Euphemia of Münsterberg (c. 1385 – 17 November 1447), also known as Euphemia, Countess of Oettingen, was a princess from the Münsterberg (Ziębice) branch of the Piast dynasty, by marriage Countess of Öttingen and sovereign Duchess of Münsterberg during 1435–1443.

She was the third child and eldest daughter of Duke Bolko III of Münsterberg and Euphemia, daughter of Duke Bolesław of Bytom.

==Life==
In 1397 Euphemia married the widower Count Frederick III of Oettingen. They had nine children, five sons and four daughters. Perhaps under her influence, a German translation of the "Life of St. Hedwig of Andechs" with rich colors and illustrations was made, which remained in the Comital Library of Oettingen. After the death of her husband (23 January 1423), Euphemia returned to Münsterberg.
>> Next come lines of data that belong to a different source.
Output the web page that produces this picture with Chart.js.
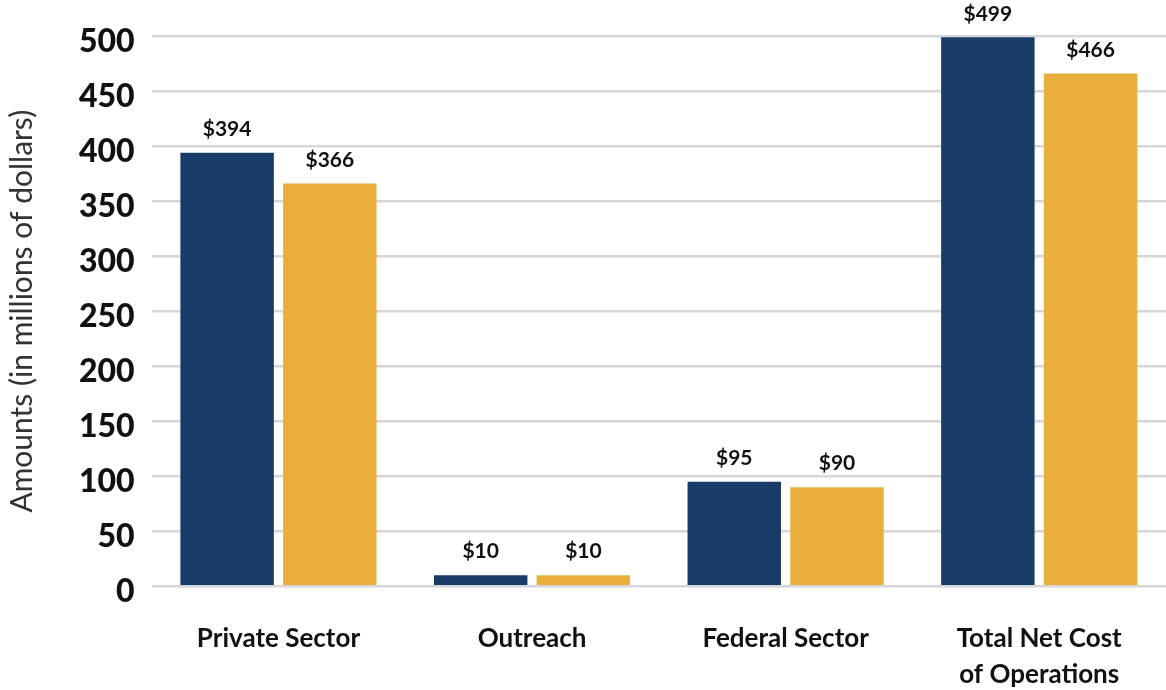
<!DOCTYPE html>
<html>
<head>
<meta charset="utf-8">
<script src="https://cdn.jsdelivr.net/npm/chart.js@4"></script>
<style>
  html, body { margin: 0; padding: 0; background: #fff; }
  #wrap { width: 1166px; height: 690px; }
</style>
</head>
<body>
<div id="wrap"><canvas id="costChart" width="1166" height="690"></canvas></div>
<script>
// categories and values (millions of dollars)
const categories = ["Private Sector", "Outreach", "Federal Sector", ["Total Net Cost", "of Operations"]];
const currentYear = [394, 10, 95, 499];
const priorYear = [366, 10, 90, 466];
const yTicks = [0, 50, 100, 150, 200, 250, 300, 350, 400, 450, 500];

const NAVY = "#193b67";
const GOLD = "#e8b03a";
const FONT = "Lato, 'Open Sans', sans-serif";

// draws "$value" above each bar
const barLabels = {
  id: "barLabels",
  afterDatasetsDraw(chart) {
    const ctx = chart.ctx;
    ctx.save();
    ctx.font = "bold 21px " + FONT;
    ctx.fillStyle = "#111";
    ctx.textAlign = "center";
    ctx.textBaseline = "bottom";
    chart.data.datasets.forEach((ds, i) => {
      chart.getDatasetMeta(i).data.forEach((bar, j) => {
        ctx.fillText("$" + ds.data[j], bar.x, bar.y - 13);
      });
    });
    ctx.restore();
  },
};

new Chart(document.getElementById("costChart").getContext("2d"), {
  type: "bar",
  data: {
    labels: categories,
    datasets: [
      { label: "Current", data: currentYear, backgroundColor: NAVY },
      { label: "Prior", data: priorYear, backgroundColor: GOLD },
    ],
  },
  options: {
    responsive: false,
    animation: false,
    layout: { padding: { top: 11, right: 0, left: 0, bottom: -29 } },
    datasets: { bar: { categoryPercentage: 0.81, barPercentage: 0.91 } },
    plugins: { legend: { display: false }, tooltip: { enabled: false } },
    scales: {
      x: {
        grid: { display: false },
        border: { display: false },
        ticks: {
          color: "#111",
          font: { family: FONT, size: 26, weight: "bold", lineHeight: 1.4 },
          padding: 26,
          maxRotation: 0,
        },
      },
      y: {
        min: 0,
        max: 500,
        afterBuildTicks(axis) {
          axis.ticks = yTicks.map((v) => ({ value: v }));
        },
        grid: { color: "#d6d6d8", lineWidth: 2.5, drawTicks: false },
        border: { display: false },
        ticks: {
          color: "#111",
          font: { family: FONT, size: 32, weight: "900" },
          padding: 17,
          labelOffset: 5,
        },
        title: {
          display: true,
          text: "Amounts (in millions of dollars)",
          color: "#333",
          font: { family: FONT, size: 30, lineHeight: 1.2 },
          padding: { top: 4, bottom: 22 },
        },
      },
    },
  },
  plugins: [barLabels],
});
</script>
</body>
</html>
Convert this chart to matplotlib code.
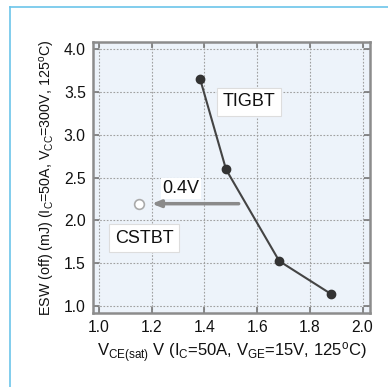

After the death of her brother John in 1428, the Duchy of Ziębice was incorporated into the Bohemian Kingdom and one year later (1429) granted to the magnate Půta III of Častolovice, Starost of Kłodzko. Shortly after, Euphemia loaned the Emperor Sigismund the sum of 4,000 guilders and bought with another 100 guilders the claims of Půta III's mother (Anna of Oświęcim) and eldest daughters (Anna and Katharina of Častolovice). On 11 November 1435, Euphemia was formally invested as Duchess of Ziębice.

Nicholas, Abbot of Heinrichau (Henryków), was strongly opposed to Euphemia's rule; it was suspected that he was a Hussite. In revenge, the Duchess ordered Sigismund of Rachenau, the castellan of Neuhaus (Chałupki) to plunder and burn the monastery of Heinrichau in 1438.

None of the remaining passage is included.